Flowchart of \(\beta\)-PDFSO

4 Case studies

Three examples of structural optimization using the \(\beta\)-PDFSO formulated in Eq. (7) are presented below. In all of them, the same target reliability index \(\beta _j^\mathrm{{T}}=\beta ^\mathrm{{T}}=3.7190\) is adopted for all limit-states j, which corresponds to a target probability of failure of \(10^{-4}\).

4.1 Analytical problem

This section introduces a simple analytical example to illustrate the application of the \(\beta\)-PDFSO. The main objective is to provide the reader with a simple example to facilitate the understanding of the method. The idea is to define a fail-safe optimization problem using mathematical expressions to simulate the objective function F and the structural responses \(R_j\). These structural responses do not have any physical meaning. They are only analytical expressions that simulate the behavior of a structural system.
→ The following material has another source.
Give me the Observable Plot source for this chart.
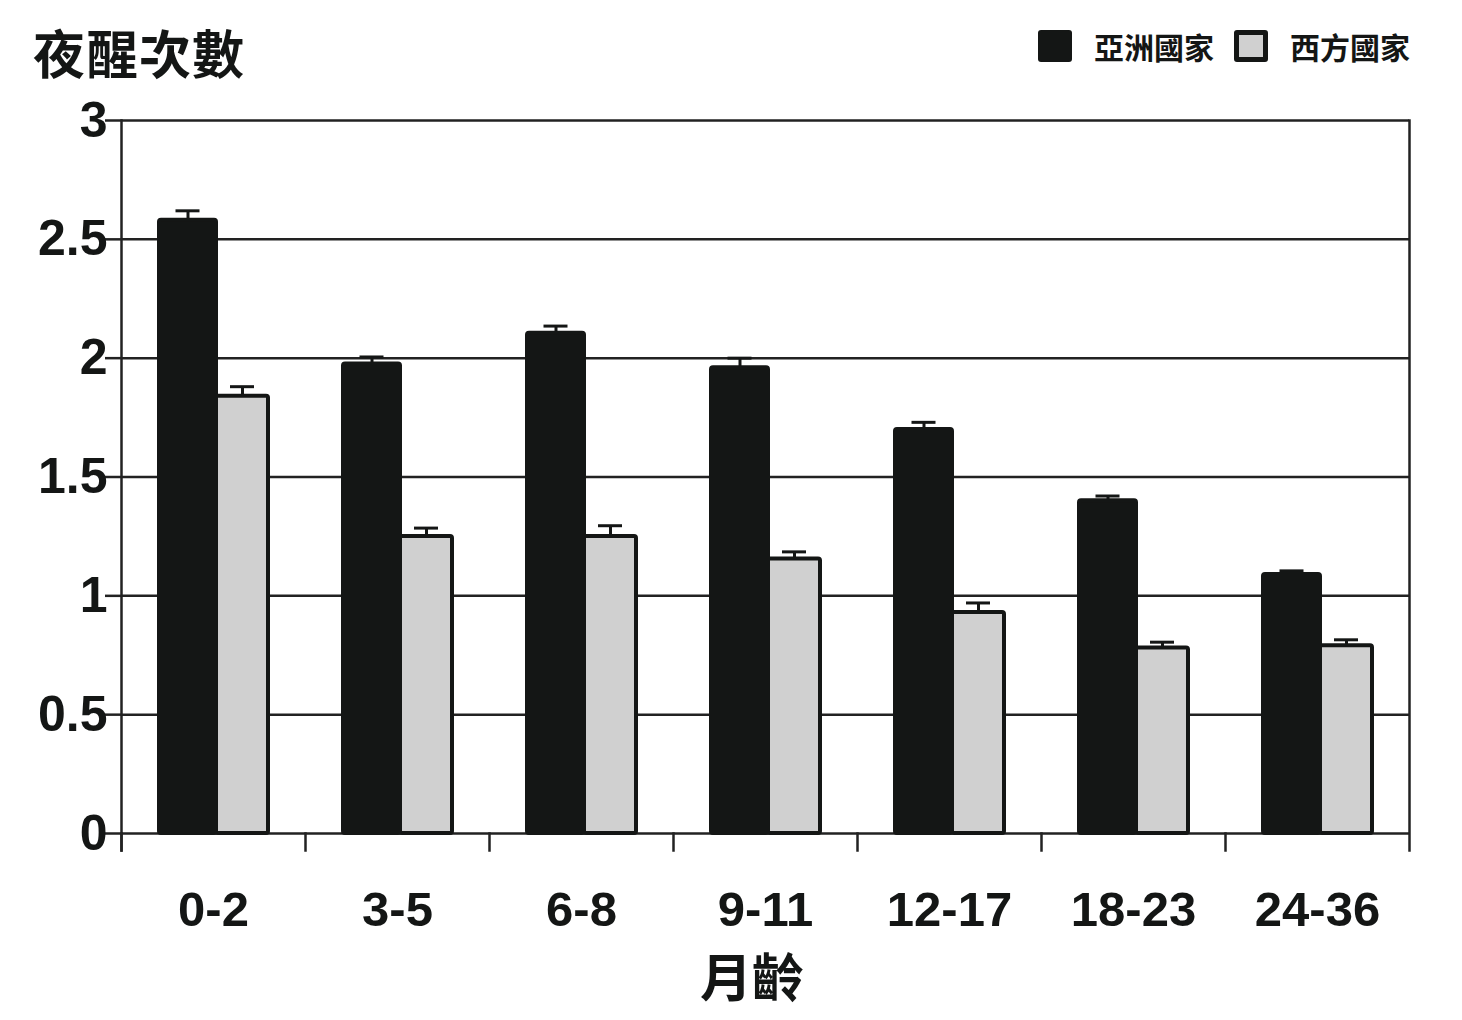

That is, an increase in the value of the design variables leads to an increase in the value of the objective function and reduces the value of the structural responses. These structural responses depend on the design variables \(\mathbf{d} =[d_1, d_2]\), the random variables \(\mathbf{x} =[x_1, x_2]\) and a vector of coefficients \(\mathbf{c} =[c_1, c_2, c_3, c_4, c_5, c_6]\), as shown in Eq. (8)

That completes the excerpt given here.